Papers continued to do well despite the introduction of radio in the 1930s and TV in the 1950s because they were continued to be relevant to their readers. If you were looking a job, a house or where to take your mum for her 60th birthday then the local newspaper was the place to look.

The shift to sensationalism

In the 1980s all the media – newspapers, TV and radio stations – started a shift to sensationalism and infotainment and steadily all became less relevant to the populations they served.

At the time media outlets got away with it as there was no-where else for people to get news. If you didn’t like stories about Princess Di’s wedding dress then you had to curl up in the corner with a good book.

Then the web came along.

All of a sudden engaged readers could get relevant information from all over the world.

With social media and blogs, reporting Kim Kardishian’s latest wardrobe malfunction raised a ‘so what’ from an audience that learned about it two days ago on TMZ, the Huffington Post or Facebook.

Making matters much, much worse were the advertising rivers of gold moved to specialist websites and Google.

Newspaper executives found their revenues were evaporating and they worked their way deeper into the quicksand by cutting costs in the areas where their editorial strengths lay, making them even less relevant to the readerships they want to serve.

Relevant lifestyles

Today the mummy bloggers – along with the food bloggers, travel bloggers and political bloggers – are attracting  audiences with relevant, useful content that the audience can engage with.

Last week’s embarrassing circus in Canberra was an example of how irrelevant the media, and much of politics, has become to the average Australian.

Indeed it’s interesting to contrast the self important Canberra press gallery pushing non-stories while fawning over their discredited ‘anonymous party sources’ with the genuinely questioning tone of the some of the bloggers.

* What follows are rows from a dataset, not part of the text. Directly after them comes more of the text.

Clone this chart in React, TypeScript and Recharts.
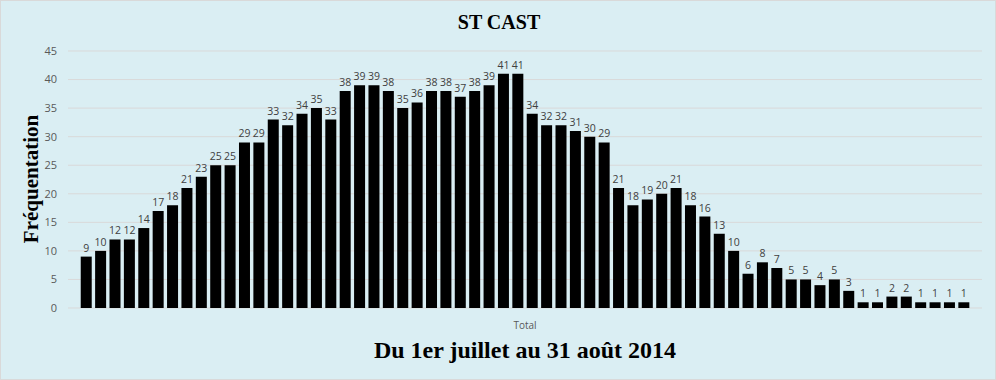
import React from "react";
import { BarChart, Bar, XAxis, YAxis, CartesianGrid, LabelList } from "recharts";

// one bar per day, 1 July -> 31 August 2014
const days: string[] = [
  ...Array.from({ length: 31 }, (_, i) => `${i + 1}/07`),
  ...Array.from({ length: 31 }, (_, i) => `${i + 1}/08`),
];

const visits: number[] = [
  9, 10, 12, 12, 14, 17, 18, 21, 23, 25,
  25, 29, 29, 33, 32, 34, 35, 33, 38, 39,
  39, 38, 35, 36, 38, 38, 37, 38, 39, 41,
  41, 34, 32, 32, 31, 30, 29, 21, 18, 19,
  20, 21, 18, 16, 13, 10, 6, 8, 7, 5,
  5, 4, 5, 3, 1, 1, 2, 2, 1, 1,
  1, 1,
];

const yTicks = [0, 5, 10, 15, 20, 25, 30, 35, 40, 45];

const chartTitle = "ST CAST";
const yTitle = "Fréquentation";
const bottomTitle = "Du 1er juillet au 31 août 2014";
const categoryLabel = "Total";

const data = days.map((d, i) => ({ day: d, total: visits[i] }));

const serif = "'Liberation Serif', 'Times New Roman', serif";
const sans = "'Open Sans', 'Noto Sans', sans-serif";

const App: React.FC = () => {
  return (
    <div
      style={{
        position: "fixed",
        left: 0,
        top: 0,
        width: 996,
        height: 380,
        background: "#daeef3",
        border: "1px solid #d9d9d9",
        boxSizing: "border-box",
        overflow: "hidden",
      }}
    >
      <div
        style={{
          position: "absolute",
          left: 0,
          width: 996,
          top: 9,
          textAlign: "center",
          fontFamily: serif,
          fontWeight: "bold",
          fontSize: 20,
          lineHeight: "24px",
        }}
      >
        {chartTitle}
      </div>

      <div
        style={{
          position: "absolute",
          left: 30,
          top: 178,
          transform: "translate(-50%, -50%) rotate(-90deg)",
          fontFamily: serif,
          fontWeight: "bold",
          fontSize: 21,
          whiteSpace: "nowrap",
        }}
      >
        {yTitle}
      </div>

      {/* category name under the single Excel category */}
      <div
        style={{
          position: "absolute",
          left: 0,
          width: 1048,
          top: 317,
          textAlign: "center",
          fontFamily: sans,
          fontSize: 10,
          color: "#595959",
        }}
      >
        {categoryLabel}
      </div>

      <div
        style={{
          position: "absolute",
          left: 0,
          width: 1048,
          top: 335,
          textAlign: "center",
          fontFamily: serif,
          fontWeight: "bold",
          fontSize: 24,
          lineHeight: "28px",
        }}
      >
        {bottomTitle}
      </div>

      <div style={{ position: "absolute", left: -1, top: -1 }}>
        <BarChart
          width={996}
          height={380}
          data={data}
          margin={{ top: 51, right: 14, bottom: 72, left: 8 }}
          barCategoryGap="12%"
        >
          <CartesianGrid vertical={false} stroke="#d9d9d9" />
          <XAxis
            dataKey="day"
            tick={false}
            tickLine={false}
            axisLine={false}
            height={0}
            padding={{ left: 11, right: 11 }}
          />
          <YAxis
            width={60}
            domain={[0, 45]}
            ticks={yTicks}
            tickLine={false}
            axisLine={false}
            tickSize={0}
            tickMargin={11}
            tick={{ fill: "#595959", fontSize: 11, fontFamily: sans }}
          />
          <Bar dataKey="total" fill="#000000" isAnimationActive={false}>
            <LabelList
              dataKey="total"
              position="top"
              offset={5}
              fill="#404040"
              fontSize={10.5}
              fontFamily={sans}
            />
          </Bar>
        </BarChart>
      </div>
    </div>
  );
};

export default App;
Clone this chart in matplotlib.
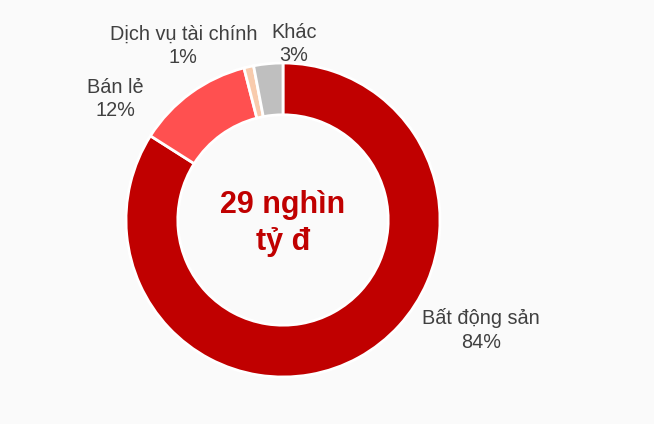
import matplotlib.pyplot as plt

plt.rcParams['font.family'] = ['Liberation Sans', 'DejaVu Sans']

# Dữ liệu
sectors = ['Bất động sản', 'Bán lẻ', 'Dịch vụ tài chính', 'Khác']
shares = [84, 12, 1, 3]
colors = ['#C00000', '#FF5050', '#F8CBAD', '#BFBFBF']
center_label = '29 nghìn\ntỷ đ'

# vị trí nhãn (đơn vị bán kính)
label_pos = [(1.26, -0.70), (-1.07, 0.77), (-0.635, 1.11), (0.07, 1.12)]

W, H = 654, 424
cx, cy, R = 283, 220, 157

fig = plt.figure(figsize=(W / 100, H / 100), dpi=100)
fig.patch.set_facecolor('#fafafa')
ax = fig.add_axes([0, 0, 1, 1])

ax.pie(shares, colors=colors, startangle=90, counterclock=False,
       wedgeprops=dict(width=0.33, edgecolor='white', linewidth=2))

for name, val, (x, y) in zip(sectors, shares, label_pos):
    ax.text(x, y, f'{name}\n{val}%', ha='center', va='center',
            fontsize=14.3, color='#404040', linespacing=1.3)

ax.text(0, -0.02, center_label, ha='center', va='center', fontsize=22,
        fontweight='bold', color='#C00000', linespacing=1.3)

ax.set_xlim(-cx / R, (W - cx) / R)
ax.set_ylim(-(H - cy) / R, cy / R)
ax.set_aspect('auto')
ax.axis('off')

fig.savefig('out.png', dpi=100, facecolor=fig.get_facecolor())
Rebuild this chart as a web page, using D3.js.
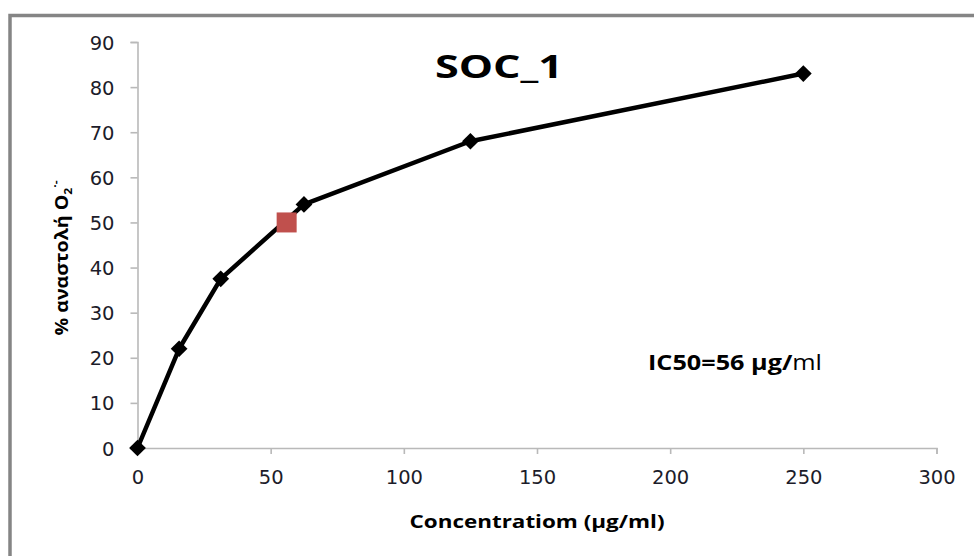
<!DOCTYPE html>
<html>
<head>
<meta charset="utf-8">
<script src="https://cdn.jsdelivr.net/npm/d3@7"></script>
<style>
  html, body { margin: 0; padding: 0; background: #fff; }
  svg { display: block; }
</style>
</head>
<body>
<svg id="chart" width="974" height="556"></svg>
<script>
// ---- data ----
const concentrations = [0, 15.625, 31.25, 62.5, 125, 250];
const inhibition = [0, 22, 37.5, 54, 68, 83];
const ic50Concentration = [56];
const ic50Inhibition = [50];
const xTickValues = [0, 50, 100, 150, 200, 250, 300];
const yTickValues = [0, 10, 20, 30, 40, 50, 60, 70, 80, 90];
const titleText = "SOC_1";
const xLabelText = "Concentratiom (µg/ml)";

const svg = d3.select("#chart");
const W = 974, H = 556;

svg.append("rect").attr("width", W).attr("height", H).attr("fill", "#fff");

// outer frame (only left and top visible)
svg.append("path")
  .attr("d", `M10,${H} V15.5 H${W}`)
  .attr("fill", "none")
  .attr("stroke", "#858585")
  .attr("stroke-width", 3.5);

const x = d3.scaleLinear().domain([0, 300]).range([137.5, 936.5]);
const y = d3.scaleLinear().domain([0, 90]).range([448, 42]);

const axisColor = "#b9b9b9";
const tickFont = "'DejaVu Sans', Verdana, sans-serif";

// y axis
const yAxis = svg.append("g").attr("transform", `translate(${x(0)},0)`)
  .call(d3.axisLeft(y).tickValues(yTickValues).tickSize(7).tickSizeOuter(7).tickPadding(16));
yAxis.select(".domain").attr("stroke", axisColor).attr("stroke-width", 1.6);
yAxis.selectAll(".tick line").attr("stroke", axisColor).attr("stroke-width", 1.6);
yAxis.selectAll(".tick text").attr("font-family", tickFont).attr("font-size", 19.5)
  .attr("fill", "#1c1c2a").attr("dy", "0.36em");

// x axis
const xAxis = svg.append("g").attr("transform", `translate(0,${y(0)})`)
  .call(d3.axisBottom(x).tickValues(xTickValues).tickSize(6).tickSizeOuter(6).tickPadding(16));
xAxis.select(".domain").attr("stroke", axisColor).attr("stroke-width", 1.6);
xAxis.selectAll(".tick line").attr("stroke", axisColor).attr("stroke-width", 1.6);
xAxis.selectAll(".tick text").attr("font-family", tickFont).attr("font-size", 19.5)
  .attr("fill", "#1c1c2a");

// line
const pts = concentrations.map((c, i) => [c, inhibition[i]]);
svg.append("path")
  .datum(pts)
  .attr("d", d3.line().x(d => x(d[0])).y(d => y(d[1])))
  .attr("fill", "none")
  .attr("stroke", "#000")
  .attr("stroke-width", 4.5)
  .attr("stroke-linejoin", "round");

// diamond markers
const diamond = d3.symbol().type(d3.symbolSquare).size(140);
svg.selectAll(".mk").data(pts).join("path")
  .attr("class", "mk")
  .attr("d", diamond)
  .attr("transform", d => `translate(${x(d[0])},${y(d[1])}) rotate(45)`)
  .attr("fill", "#000");

// IC50 red square
const icPts = ic50Concentration.map((c, i) => [c, ic50Inhibition[i]]);
svg.selectAll(".ic").data(icPts).join("rect")
  .attr("class", "ic")
  .attr("x", d => x(d[0]) - 10)
  .attr("y", d => y(d[1]) - 10)
  .attr("width", 20).attr("height", 20)
  .attr("fill", "#c0504d");

const labelFont = "'Open Sans', 'Noto Sans', sans-serif";

// title
svg.append("text")
  .attr("x", 499).attr("y", 78)
  .attr("text-anchor", "middle")
  .attr("font-family", labelFont).attr("font-weight", "bold")
  .attr("font-size", 32)
  .attr("textLength", 128).attr("lengthAdjust", "spacingAndGlyphs")
  .attr("fill", "#000")
  .text(titleText);

// IC50 annotation
const ic = svg.append("text")
  .attr("x", 648).attr("y", 370)
  .attr("font-family", labelFont).attr("font-size", 21)
  .attr("textLength", 174).attr("lengthAdjust", "spacingAndGlyphs")
  .attr("fill", "#000");
ic.append("tspan").attr("font-weight", "bold").text("IC50=56 µg/");
ic.append("tspan").attr("font-weight", "normal").text("ml");

// x label
svg.append("text")
  .attr("x", 537).attr("y", 528)
  .attr("text-anchor", "middle")
  .attr("font-family", labelFont).attr("font-weight", "bold")
  .attr("font-size", 18)
  .attr("textLength", 255).attr("lengthAdjust", "spacingAndGlyphs")
  .attr("fill", "#000")
  .text(xLabelText);

// y label
const yl = svg.append("text")
  .attr("transform", "translate(68,258) rotate(-90)")
  .attr("text-anchor", "middle")
  .attr("font-family", labelFont).attr("font-weight", "bold")
  .attr("font-size", 18)
  .attr("textLength", 155).attr("lengthAdjust", "spacingAndGlyphs")
  .attr("fill", "#000");
yl.append("tspan").text("% αναστολή O");
yl.append("tspan").attr("font-size", 11).attr("dy", 4).text("2");
yl.append("tspan").attr("font-size", 11).attr("dy", -13).text("·-");
</script>
</body>
</html>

So the mainstream, established media can kiss the mummy bloggers’ backsides; if they can’t find relevance in today’s society then they may as well shut up shop.

For politicians relevance is important too – political parties that pitch themselves to 19th Century class struggles or 1980s corporatist ideologies are as irrelevant to today’s society as the Soviet Communist Party.

It would serve the Prime Minister and her staff well to listen closely to what the mummy bloggers and their readers are saying.